The first problem can be alleviated by a concept called immutable infrastructure. This concept takes Infrastructure as Code tools, such as Terraform, Ansible, and Docker. Instead of upgrading a server, it directly installs a new server in an automated fashion and fails over the service. This, of course, is not always possible.
The issue of testing is closely related to Infrastructure as Code, as testing a system that can be installed in an automated fashion is much easier than when you have to build a test setup manually. Automated tests can be conducted in various ways, but more often than not, involve end-to-end testing tools of the service such as Selenium. A useful abstraction if Selenium is a behavior description language called Cucumber, which can be run, for example, with Python Behave or Behat. These tools allow you to decouple the high-level description from the low-level implementation and make it easier to maintain.
Once you have tests in place and Infrastructure as Code to help you build test environments, it becomes easier to test and roll out updates.
Logging and Backup
Your servers should send all relevant logs to a central log server that is not reachable. This log server should also be deployed to a separate Exoscale organization that does not have its access keys stored on any servers. These logs can be used to trace the steps of an attack in case of a security breach.

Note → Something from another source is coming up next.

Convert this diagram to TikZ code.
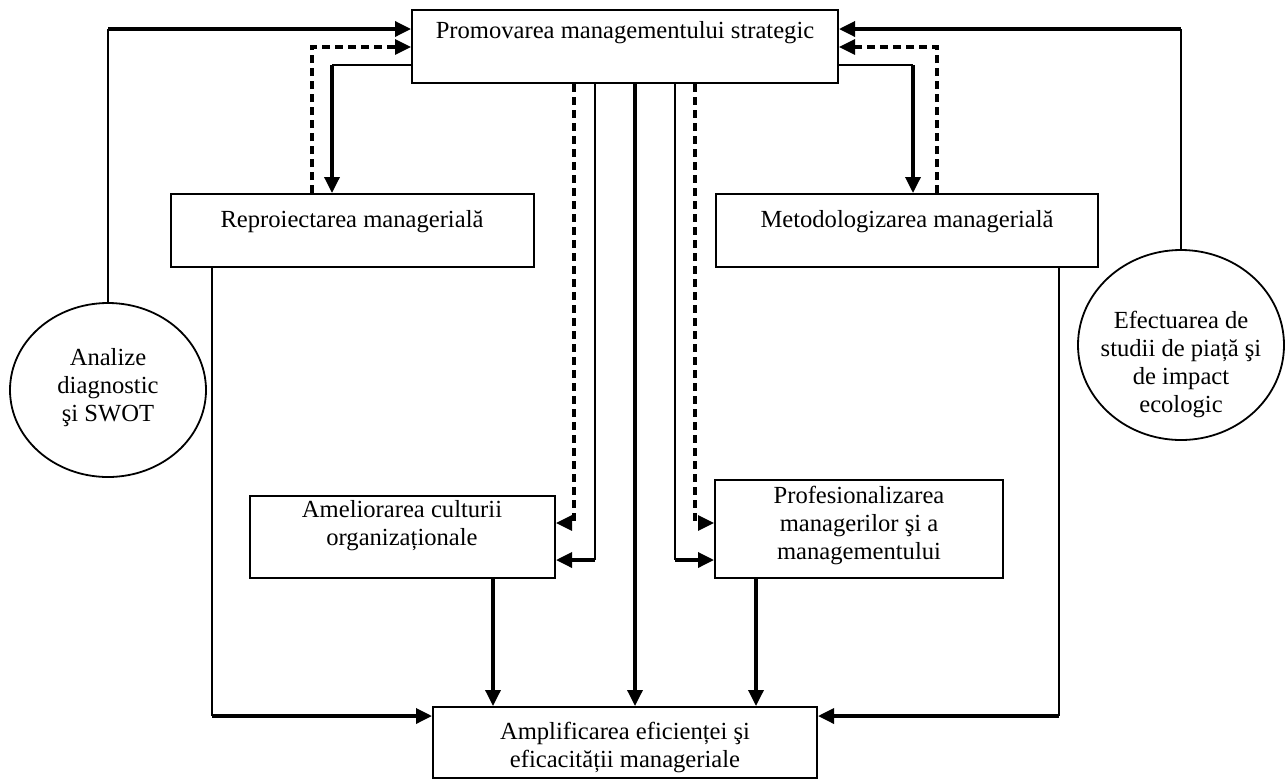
\documentclass[tikz,border=0pt]{standalone}
\usepackage{fontspec}
\setmainfont{Liberation Serif}
\usetikzlibrary{arrows.meta,shapes.geometric}
\begin{document}
\begin{tikzpicture}[x=1pt,y=-1pt,
  box/.style={draw, line width=2pt, rectangle, inner sep=0pt},
  oval/.style={draw, line width=1.8pt, ellipse, inner sep=0pt},
  txt/.style={font=\fontsize{24.6}{28}\selectfont, align=center, inner sep=0pt},
  thinln/.style={line width=1.7pt},
  thickln/.style={line width=3.4pt},
  dashln/.style={line width=3.2pt, dash pattern=on 8pt off 5pt},
  tip/.style={-{Triangle[length=16pt,width=15pt]}}
]
\clip (0,0) rectangle (1285,780);
\fill[white] (0,0) rectangle (1285,780);

% boxes
\node[box, minimum width=426pt, minimum height=73pt] (top)  at (625,46.5) {};
\node[box, minimum width=363pt, minimum height=73pt] (repr) at (352.5,230.5) {};
\node[box, minimum width=382pt, minimum height=73pt] (met)  at (907,230.5) {};
\node[box, minimum width=305pt, minimum height=82pt] (amel) at (402.5,537) {};
\node[box, minimum width=288pt, minimum height=98pt] (prof) at (859,529) {};
\node[box, minimum width=384pt, minimum height=71pt] (bot)  at (625,742.5) {};
\node[oval, minimum width=196pt, minimum height=174pt] (ana) at (108,390) {};
\node[oval, minimum width=206pt, minimum height=190pt] (efe) at (1181,345) {};

% texts
\node[txt] (t-top)  at (625,33)  {Promovarea managementului strategic};
\node[txt] (t-repr) at (352,222) {Reproiectarea managerială};
\node[txt] (t-met)  at (907,222) {Metodologizarea managerială};
\node[txt] (t-amel) at (402,526) {Ameliorarea culturii\\organizaționale};
\node[txt] (t-prof) at (859,525) {Profesionalizarea\\managerilor şi a\\managementului};
\node[txt] (t-bot)  at (625,747) {Amplificarea eficienței şi\\eficacității manageriale};
\node[txt] (t-ana)  at (108,388) {Analize\\diagnostic\\şi SWOT};
\node[txt] (t-efe)  at (1181,364) {Efectuarea de\\studii de piață şi\\de impact\\ecologic};

% left side links
\coordinate (ana-up) at (ana.north |- 0,29);
\draw[thinln] (ana.north) -- (ana-up);
\draw[thickln,tip] (ana-up) -- (top.west |- ana-up);
\coordinate (repr-d) at (312,47);
\draw[dashln,tip] (repr.north -| repr-d) -- (repr-d) -- (top.west |- repr-d);
\coordinate (repr-s) at (332,65);
\draw[thinln] (top.west |- repr-s) -- (repr-s);
\draw[thickln,tip] (repr-s) -- (repr.north -| repr-s);

% right side links
\coordinate (efe-up) at (efe.north |- 0,29);
\draw[thinln] (efe.north) -- (efe-up);
\draw[thickln,tip] (efe-up) -- (top.east |- efe-up);
\coordinate (met-d) at (937,47);
\draw[dashln,tip] (met.north -| met-d) -- (met-d) -- (top.east |- met-d);
\coordinate (met-s) at (913,65);
\draw[thinln] (top.east |- met-s) -- (met-s);
\draw[thickln,tip] (met-s) -- (met.north -| met-s);

% central links
\coordinate (am-d) at (574,523);
\draw[dashln,tip] (top.south -| am-d) -- (am-d) -- (amel.east |- am-d);
\coordinate (am-s) at (595,560);
\draw[thinln] (top.south -| am-s) -- (am-s);
\draw[thickln,tip] (am-s) -- (amel.east |- am-s);
\coordinate (axis) at (635,400);
\draw[thickln,tip] (top.south -| axis) -- (bot.north -| axis);
\coordinate (pr-s) at (675,560);
\draw[thinln] (top.south -| pr-s) -- (pr-s);
\draw[thickln,tip] (pr-s) -- (prof.west |- pr-s);
\coordinate (pr-d) at (695,523);
\draw[dashln,tip] (top.south -| pr-d) -- (pr-d) -- (prof.west |- pr-d);

% links into the result box
\coordinate (am-b) at (493,650);
\draw[thickln,tip] (amel.south -| am-b) -- (bot.north -| am-b);
\coordinate (pr-b) at (756,650);
\draw[thickln,tip] (prof.south -| pr-b) -- (bot.north -| pr-b);
\coordinate (re-b) at (212,716);
\draw[thinln] (repr.south -| re-b) -- (re-b);
\draw[thickln,tip] (re-b) -- (bot.west |- re-b);
\coordinate (me-b) at (1059,716);
\draw[thinln] (met.south -| me-b) -- (me-b);
\draw[thickln,tip] (me-b) -- (bot.east |- me-b);
\end{tikzpicture}
\end{document}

Similarly, all servers should be backed up so that even the compromise of the server doing the backups should not let the attacker destroy the backups. This can be achieved by a multi-tier backup architecture, such as the one used by Bacula/BareOS. Alternatively, a secondary backup of SOS buckets can be created into a second account to prevent backup loss.
Various backup solutions are supported on our platform.
Ongoing
Your system security is only as strong as the weakest link. Therefore you must follow a layered security approach and conduct regular tests of everything where humans can fail.
In general, no handbook can provide a comprehensive guide to securing your cloud service as each infrastructure presents unique challenges. Be sure to educate yourself on the current best practices and do your risk assessment.